Generate synthetic networks¶
It is necessary to benchmark our algorithm via synthetic networks, where we have perfect confidence
on the model parameters. Here we can control the nodes’ block membership \(b\), the edge count matrix \(e_{rs}\),
and the degree distribution \(d\). Once we specified these 3 parameters,
we call Graph-tool’s
generate_sbm function to
generate a graph-tool graph instance,
and then use that instance as an input for our biSBM.optimalks.OptimalKs
class.
Block membership \(b\)¶
Edge count matrix \(e_{rs}\)¶
Easy cases¶
The easy cases are bipartite version of the planted partition models. It is a \((K_a, K_b)\)-bipartite structure with \(e_{rs} = p c / K + (1 - p)(1 - c)/K(K-1)\), where \(K_a = K_b = K\) and \(p = c_{out}/c_{in}\) is a parameter that controls how crisp the structure is.
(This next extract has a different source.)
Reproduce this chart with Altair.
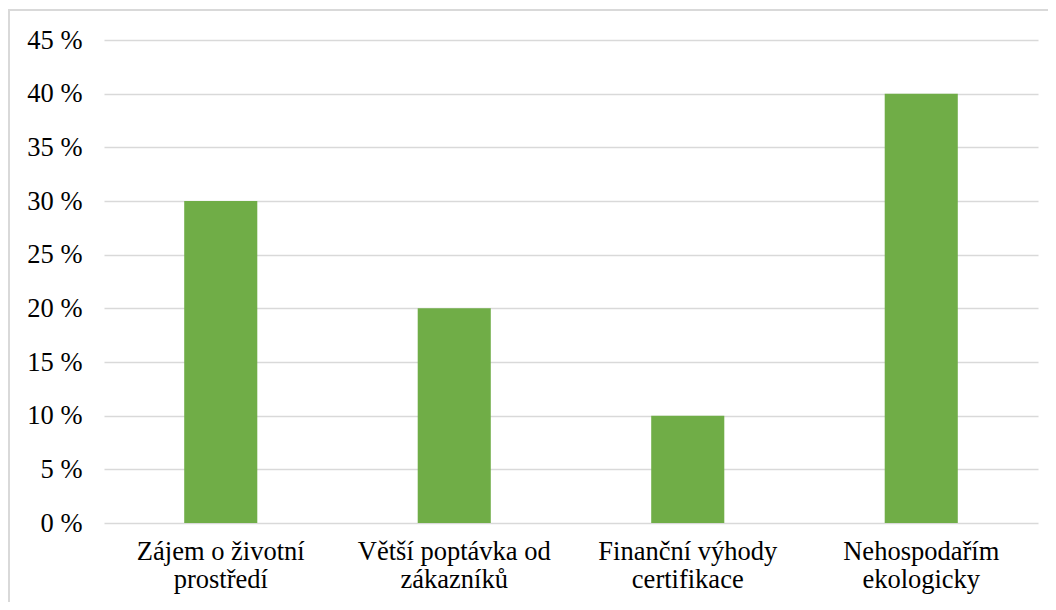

When \(p = 0\), we expect no connections at all between nodes of different groups, i.e., \(e_{rs} = E \delta_{rs}/ K\).
Hard cases¶
The hard cases are planted networks where \(K_a \neq K_b\), but the edge count matrix is still designed in a way that allow the control of network structural strength.
Even harder cases¶
A even harder case is simply a random draw out of the ensemble of edge count matrices where we only fix \(K_a\) and \(K_b\).